The American Institute in Taiwan (AIT: the de facto U.S. embassy), like other U.S. embassies worldwide, employs the Warden Notification System or “warden system” to alert and advise Americans in Taiwan in the event of a crisis. American citizens should register with the American Citizen Services section at AIT in person or online ( to receive warden system services. Once registered, Americans will be assigned a “warden” based on the location of their residence on the island. Wardens are American volunteers who are charged with contacting and assembling U.S. citizens per AIT’s instructions in the event of a crisis that may necessitate their evacuation. Other multinationals’ home countries’ missions are likely to implement a similar plan; signing up for it is a good idea. U.S. Regional Security Officers (RSOs) and other security personnel have been known to don Kevlar and arm themselves with assault rifles, and hit the streets to round up Americans in some emergencies. It would be wise to register a working cellular phone with the warden system and keep it on your person, and follow the instructions of the warden or RSO. In the event that cell and landline phones are out, try to be at your home address as registered with your warden. Of course, if you are in the Zheng Zhong District, take cover or flee from that area – on foot if you have to. For Americans, AIT may not be the safest place to go to, especially if the U.S. decides to assist Taiwan in defending itself. (The PLA may very well obliterate AIT much like U.S.-led NATO forces “mistakenly” blew up the Chinese embassy in Kosovo in 1999.)

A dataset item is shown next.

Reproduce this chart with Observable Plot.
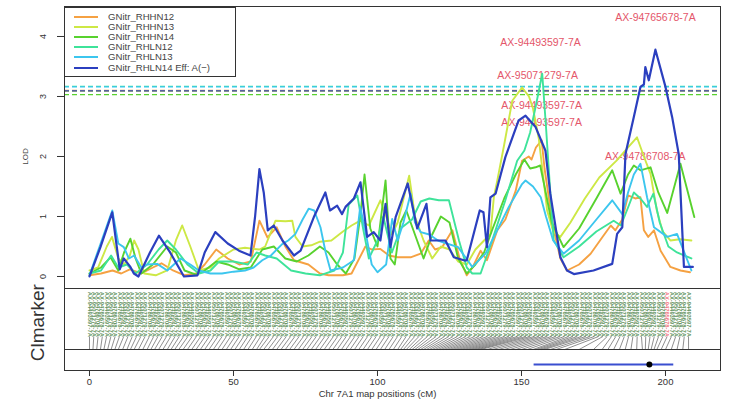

Westerners are not likely to be targeted – individually – in a Chinese assault, so lying low and being contactable by one’s embassy or mission is the best plan. Moreover, it is in China’s best interests to minimize civilian casualties and other collateral damage, and allow foreigners to exit Taiwan once major hostilities have ceased. It is recommended that expatriates on the island formulate at least a ballpark exit strategy that encompasses not only themselves but also their financial assets.